[Information supplied]
-----

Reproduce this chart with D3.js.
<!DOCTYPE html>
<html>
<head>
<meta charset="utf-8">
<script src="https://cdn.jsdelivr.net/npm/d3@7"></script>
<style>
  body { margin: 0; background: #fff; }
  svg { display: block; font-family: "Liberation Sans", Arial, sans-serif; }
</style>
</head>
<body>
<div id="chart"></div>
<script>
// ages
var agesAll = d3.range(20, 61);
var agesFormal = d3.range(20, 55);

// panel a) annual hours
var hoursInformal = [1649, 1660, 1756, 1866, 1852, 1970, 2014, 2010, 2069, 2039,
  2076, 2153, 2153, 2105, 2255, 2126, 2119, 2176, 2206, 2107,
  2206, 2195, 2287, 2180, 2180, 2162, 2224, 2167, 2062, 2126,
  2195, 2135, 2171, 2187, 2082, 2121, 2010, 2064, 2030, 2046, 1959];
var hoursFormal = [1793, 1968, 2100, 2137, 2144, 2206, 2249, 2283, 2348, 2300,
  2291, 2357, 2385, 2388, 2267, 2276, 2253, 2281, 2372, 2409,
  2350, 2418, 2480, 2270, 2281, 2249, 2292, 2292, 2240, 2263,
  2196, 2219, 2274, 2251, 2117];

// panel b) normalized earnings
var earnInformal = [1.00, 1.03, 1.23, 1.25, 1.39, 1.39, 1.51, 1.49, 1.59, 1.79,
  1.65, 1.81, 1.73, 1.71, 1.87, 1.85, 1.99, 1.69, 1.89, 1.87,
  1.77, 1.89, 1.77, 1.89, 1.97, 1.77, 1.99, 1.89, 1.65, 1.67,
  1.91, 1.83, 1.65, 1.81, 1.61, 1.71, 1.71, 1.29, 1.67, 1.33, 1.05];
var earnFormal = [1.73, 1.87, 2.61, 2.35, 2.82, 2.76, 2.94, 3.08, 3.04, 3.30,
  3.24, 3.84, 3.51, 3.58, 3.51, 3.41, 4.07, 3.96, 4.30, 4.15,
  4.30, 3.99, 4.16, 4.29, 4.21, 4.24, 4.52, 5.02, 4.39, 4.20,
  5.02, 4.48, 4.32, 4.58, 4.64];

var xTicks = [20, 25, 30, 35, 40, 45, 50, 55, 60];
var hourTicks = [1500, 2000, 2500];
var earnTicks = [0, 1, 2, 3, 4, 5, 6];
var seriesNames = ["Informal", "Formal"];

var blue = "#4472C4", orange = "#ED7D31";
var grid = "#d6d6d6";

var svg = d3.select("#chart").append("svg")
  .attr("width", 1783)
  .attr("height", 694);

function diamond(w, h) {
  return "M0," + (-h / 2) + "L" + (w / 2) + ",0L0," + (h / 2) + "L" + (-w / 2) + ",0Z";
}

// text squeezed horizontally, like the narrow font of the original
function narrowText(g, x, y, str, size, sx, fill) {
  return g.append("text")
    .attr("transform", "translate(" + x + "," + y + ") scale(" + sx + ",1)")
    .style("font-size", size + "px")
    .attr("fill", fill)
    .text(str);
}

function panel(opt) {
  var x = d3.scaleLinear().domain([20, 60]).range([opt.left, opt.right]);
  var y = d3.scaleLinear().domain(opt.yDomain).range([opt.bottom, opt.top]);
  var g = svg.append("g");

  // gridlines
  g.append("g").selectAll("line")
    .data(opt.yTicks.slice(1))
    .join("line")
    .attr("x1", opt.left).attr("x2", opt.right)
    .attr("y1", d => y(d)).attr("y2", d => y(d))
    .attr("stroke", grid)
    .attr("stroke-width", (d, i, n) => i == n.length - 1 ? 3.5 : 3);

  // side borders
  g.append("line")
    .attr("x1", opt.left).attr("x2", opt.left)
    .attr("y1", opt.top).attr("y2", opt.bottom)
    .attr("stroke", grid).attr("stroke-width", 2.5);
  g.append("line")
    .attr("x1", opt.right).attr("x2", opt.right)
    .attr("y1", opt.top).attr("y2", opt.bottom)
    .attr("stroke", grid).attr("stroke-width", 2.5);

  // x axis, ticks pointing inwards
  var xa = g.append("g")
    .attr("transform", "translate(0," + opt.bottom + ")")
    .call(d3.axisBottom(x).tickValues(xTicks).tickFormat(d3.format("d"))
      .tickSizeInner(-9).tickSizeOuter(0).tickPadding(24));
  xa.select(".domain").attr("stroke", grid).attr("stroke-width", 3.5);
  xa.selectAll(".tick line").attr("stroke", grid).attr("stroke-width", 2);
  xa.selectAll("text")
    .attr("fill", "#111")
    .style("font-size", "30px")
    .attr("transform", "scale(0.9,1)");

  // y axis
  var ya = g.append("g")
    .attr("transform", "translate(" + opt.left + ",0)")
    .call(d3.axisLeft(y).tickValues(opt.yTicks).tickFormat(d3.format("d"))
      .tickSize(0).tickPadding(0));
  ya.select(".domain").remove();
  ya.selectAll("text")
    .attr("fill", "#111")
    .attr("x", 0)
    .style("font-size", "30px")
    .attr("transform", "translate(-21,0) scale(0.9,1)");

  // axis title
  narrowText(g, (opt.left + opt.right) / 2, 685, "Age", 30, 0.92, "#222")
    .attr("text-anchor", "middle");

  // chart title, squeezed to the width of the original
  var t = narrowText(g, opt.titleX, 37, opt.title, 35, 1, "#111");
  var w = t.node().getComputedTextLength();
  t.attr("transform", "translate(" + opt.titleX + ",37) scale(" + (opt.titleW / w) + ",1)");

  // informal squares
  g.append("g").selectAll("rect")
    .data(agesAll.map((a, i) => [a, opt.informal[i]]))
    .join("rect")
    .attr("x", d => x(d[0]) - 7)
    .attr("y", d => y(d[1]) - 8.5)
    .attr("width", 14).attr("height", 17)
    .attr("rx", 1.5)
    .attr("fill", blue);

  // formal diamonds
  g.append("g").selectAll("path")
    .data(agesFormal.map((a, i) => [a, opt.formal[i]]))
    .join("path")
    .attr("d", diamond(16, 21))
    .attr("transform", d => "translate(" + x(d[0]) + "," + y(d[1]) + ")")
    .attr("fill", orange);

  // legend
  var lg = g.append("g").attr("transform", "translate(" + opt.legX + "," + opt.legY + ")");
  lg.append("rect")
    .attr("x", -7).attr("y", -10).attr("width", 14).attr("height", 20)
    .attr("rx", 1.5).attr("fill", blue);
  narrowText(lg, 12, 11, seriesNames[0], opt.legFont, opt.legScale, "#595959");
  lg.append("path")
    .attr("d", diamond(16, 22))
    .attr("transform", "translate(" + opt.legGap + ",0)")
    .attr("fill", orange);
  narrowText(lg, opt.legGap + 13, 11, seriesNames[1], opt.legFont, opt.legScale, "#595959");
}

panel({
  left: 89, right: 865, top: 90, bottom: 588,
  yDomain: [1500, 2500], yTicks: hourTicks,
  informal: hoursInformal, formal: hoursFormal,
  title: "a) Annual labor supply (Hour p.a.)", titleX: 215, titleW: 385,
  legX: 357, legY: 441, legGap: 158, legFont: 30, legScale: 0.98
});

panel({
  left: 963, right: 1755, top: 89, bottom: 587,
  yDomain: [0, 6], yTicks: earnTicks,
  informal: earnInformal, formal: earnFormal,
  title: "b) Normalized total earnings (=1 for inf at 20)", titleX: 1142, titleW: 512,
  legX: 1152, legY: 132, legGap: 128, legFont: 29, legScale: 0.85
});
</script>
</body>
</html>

-----

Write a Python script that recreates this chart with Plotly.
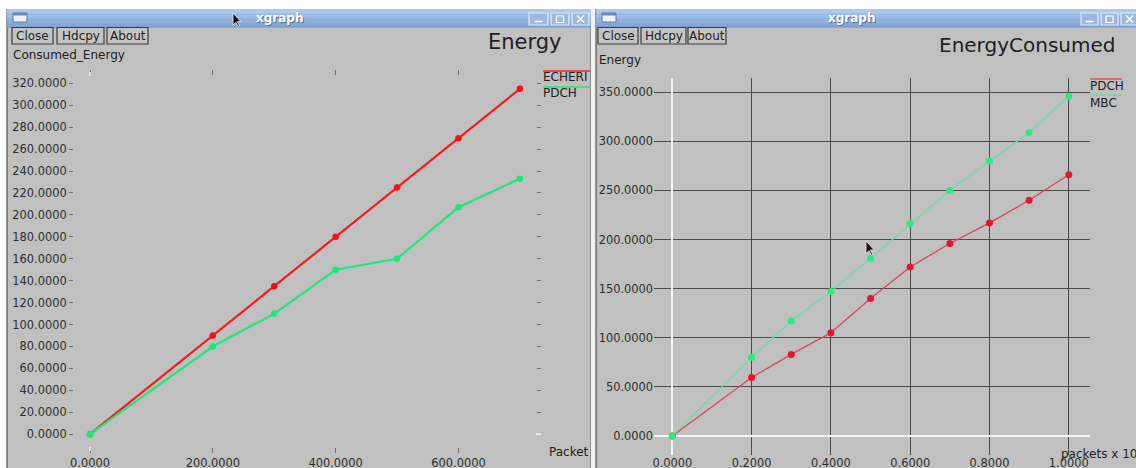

-----

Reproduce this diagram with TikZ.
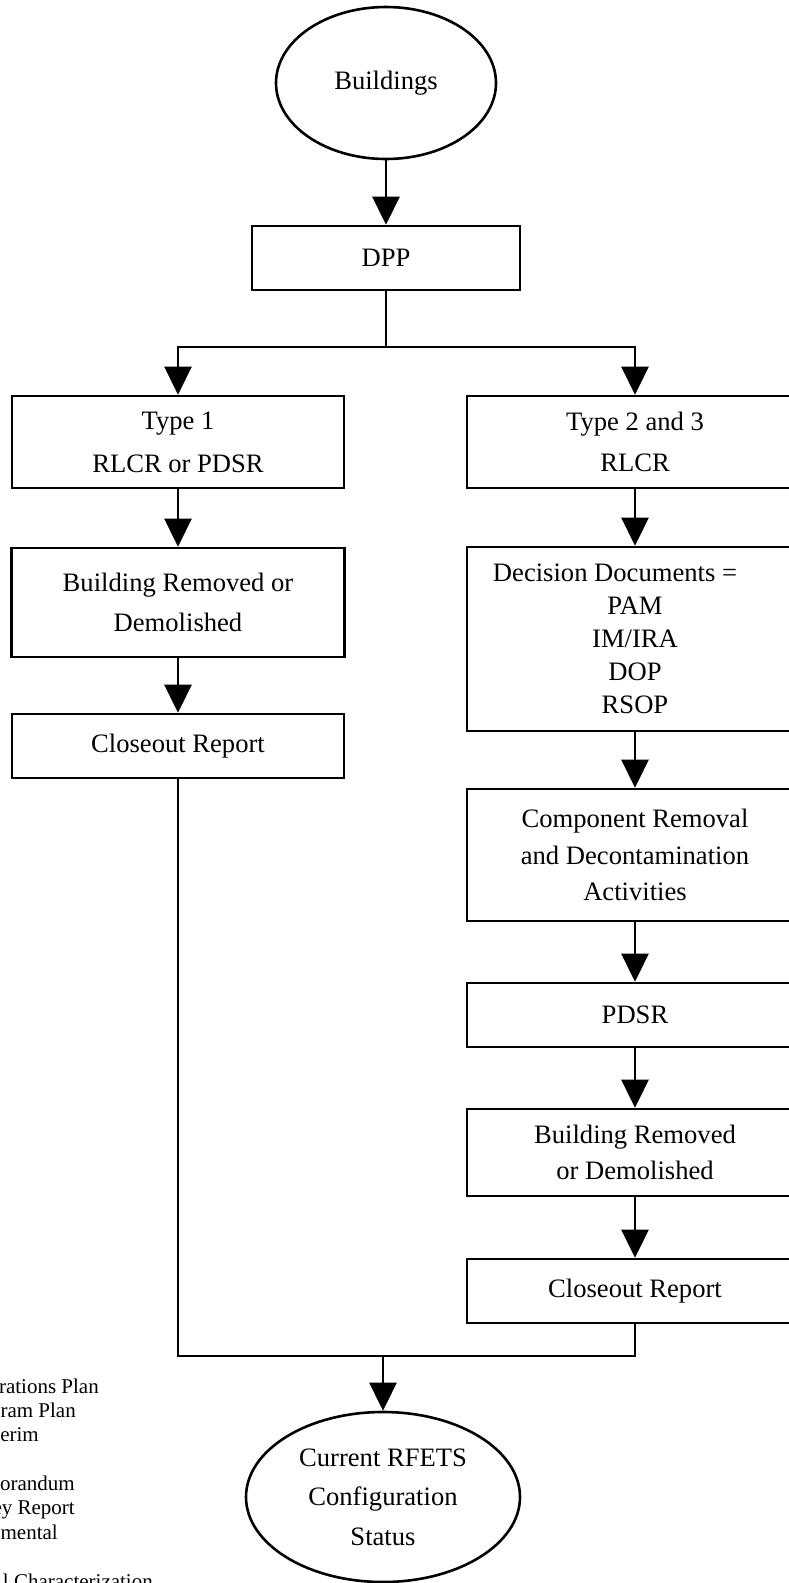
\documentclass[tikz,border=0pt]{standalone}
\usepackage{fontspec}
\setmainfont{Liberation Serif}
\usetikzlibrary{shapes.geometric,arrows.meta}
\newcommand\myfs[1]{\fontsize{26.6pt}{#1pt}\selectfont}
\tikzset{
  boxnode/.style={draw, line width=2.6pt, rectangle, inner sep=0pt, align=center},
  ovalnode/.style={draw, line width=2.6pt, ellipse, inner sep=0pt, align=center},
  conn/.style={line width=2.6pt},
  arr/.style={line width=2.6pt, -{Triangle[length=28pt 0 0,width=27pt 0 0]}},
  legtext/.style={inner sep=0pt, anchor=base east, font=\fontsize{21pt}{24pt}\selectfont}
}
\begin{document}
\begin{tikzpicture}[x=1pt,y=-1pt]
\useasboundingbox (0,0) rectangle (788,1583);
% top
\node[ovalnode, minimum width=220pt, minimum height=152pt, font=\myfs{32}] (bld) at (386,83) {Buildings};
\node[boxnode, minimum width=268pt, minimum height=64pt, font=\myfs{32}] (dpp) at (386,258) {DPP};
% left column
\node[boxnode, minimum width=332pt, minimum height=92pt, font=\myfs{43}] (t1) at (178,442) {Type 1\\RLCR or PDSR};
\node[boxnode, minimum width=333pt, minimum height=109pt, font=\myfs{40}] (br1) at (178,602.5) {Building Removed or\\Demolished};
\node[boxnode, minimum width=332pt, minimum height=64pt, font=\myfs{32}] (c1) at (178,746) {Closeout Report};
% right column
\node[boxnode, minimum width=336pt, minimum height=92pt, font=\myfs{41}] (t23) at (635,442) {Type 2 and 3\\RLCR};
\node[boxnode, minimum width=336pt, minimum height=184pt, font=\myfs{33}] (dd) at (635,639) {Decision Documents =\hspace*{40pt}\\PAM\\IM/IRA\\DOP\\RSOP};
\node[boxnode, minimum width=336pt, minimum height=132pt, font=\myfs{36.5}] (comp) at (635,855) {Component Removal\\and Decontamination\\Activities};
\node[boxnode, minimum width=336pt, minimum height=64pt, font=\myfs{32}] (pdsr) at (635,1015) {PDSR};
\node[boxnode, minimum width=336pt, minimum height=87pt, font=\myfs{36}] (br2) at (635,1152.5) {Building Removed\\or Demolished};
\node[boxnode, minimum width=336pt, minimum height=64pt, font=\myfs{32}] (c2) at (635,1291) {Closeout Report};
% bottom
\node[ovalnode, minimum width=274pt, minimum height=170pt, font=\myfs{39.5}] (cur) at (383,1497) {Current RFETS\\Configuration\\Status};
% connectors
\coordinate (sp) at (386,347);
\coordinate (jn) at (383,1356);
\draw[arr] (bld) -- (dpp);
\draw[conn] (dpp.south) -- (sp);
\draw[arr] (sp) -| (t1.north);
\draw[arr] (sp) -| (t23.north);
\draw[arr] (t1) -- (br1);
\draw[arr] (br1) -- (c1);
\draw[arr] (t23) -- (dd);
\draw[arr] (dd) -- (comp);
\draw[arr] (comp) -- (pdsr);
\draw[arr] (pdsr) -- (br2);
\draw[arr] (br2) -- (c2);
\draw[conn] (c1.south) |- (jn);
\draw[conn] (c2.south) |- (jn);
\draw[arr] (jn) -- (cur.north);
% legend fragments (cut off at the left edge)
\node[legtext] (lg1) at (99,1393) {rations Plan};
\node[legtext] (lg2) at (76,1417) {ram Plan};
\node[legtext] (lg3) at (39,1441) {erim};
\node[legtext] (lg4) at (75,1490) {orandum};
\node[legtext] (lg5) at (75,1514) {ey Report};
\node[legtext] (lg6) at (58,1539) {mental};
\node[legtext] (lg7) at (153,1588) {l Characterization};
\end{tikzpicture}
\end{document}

-----

Locate the word "with" in the records and collect each line it appears in.

[Result of the exercise]
Reproduce this chart with D3.js.
Write a Python script that recreates this chart with Plotly.
Reproduce this diagram with TikZ.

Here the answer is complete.